There are 3 steps involved in this. They are:
1)Sublimation process to convert solid Li to gaseous Li:
$L{i_{(s)}}\xrightarrow{{subli.}}L{i_{(g)}}$
$\Delta {H_s}$ = Enthalpy of sublimation
-Sublimation energy involved in this process is the same for all alkali metals. So, it does not make Li as the strongest reducing agent in aqueous medium.

2)Ionisation of Li atom and the energy involved is ionisation enthalpy:
$L{i_{(g)}} \to L{i^ + }_{(g)}$
$I{E_1}$ = First ionisation enthalpy (+ve)
-For Li atom this is an endothermic process. It is endothermic because of the small size of the Li atom and the high value of ${Z_{eff}}$ (charge). So, this also does not contribute in making Li the strongest reducing agent in aqueous medium.

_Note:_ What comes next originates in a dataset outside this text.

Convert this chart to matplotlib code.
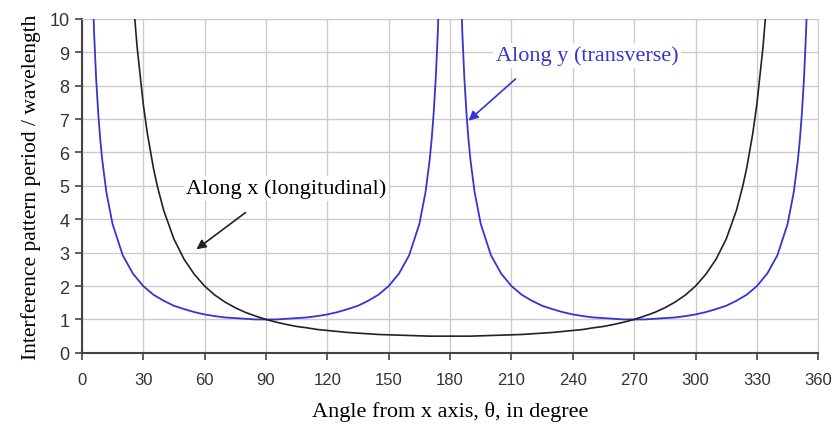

3)Hydration of Li ion: $L{i_{(g)}} \to L{i^ + }_{(aq)}$
$\Delta {H_n}$ = Enthalpy of hydration (-ve)
- For the Li atom this is a highly exothermic process. The amount of energy released during this process is so high that it compensates the ionisation enthalpy (energy required during the ionisation process). We can also say that the hydration enthalpy of Li is very high (highly exothermic). So, due to this highest hydration enthalpy of Li atom it has become the strongest reducing agent in aqueous medium.
-Hence, the high hydration enthalpy of Li atom makes it the strongest reducing agent in aqueous medium.

So, the correct option is: (C) Hydration enthalpy

Note : Metals are the best reducing agents because they have the ability to lose electrons easily and form ions. More negative is the reducing potential; more is its reducing power.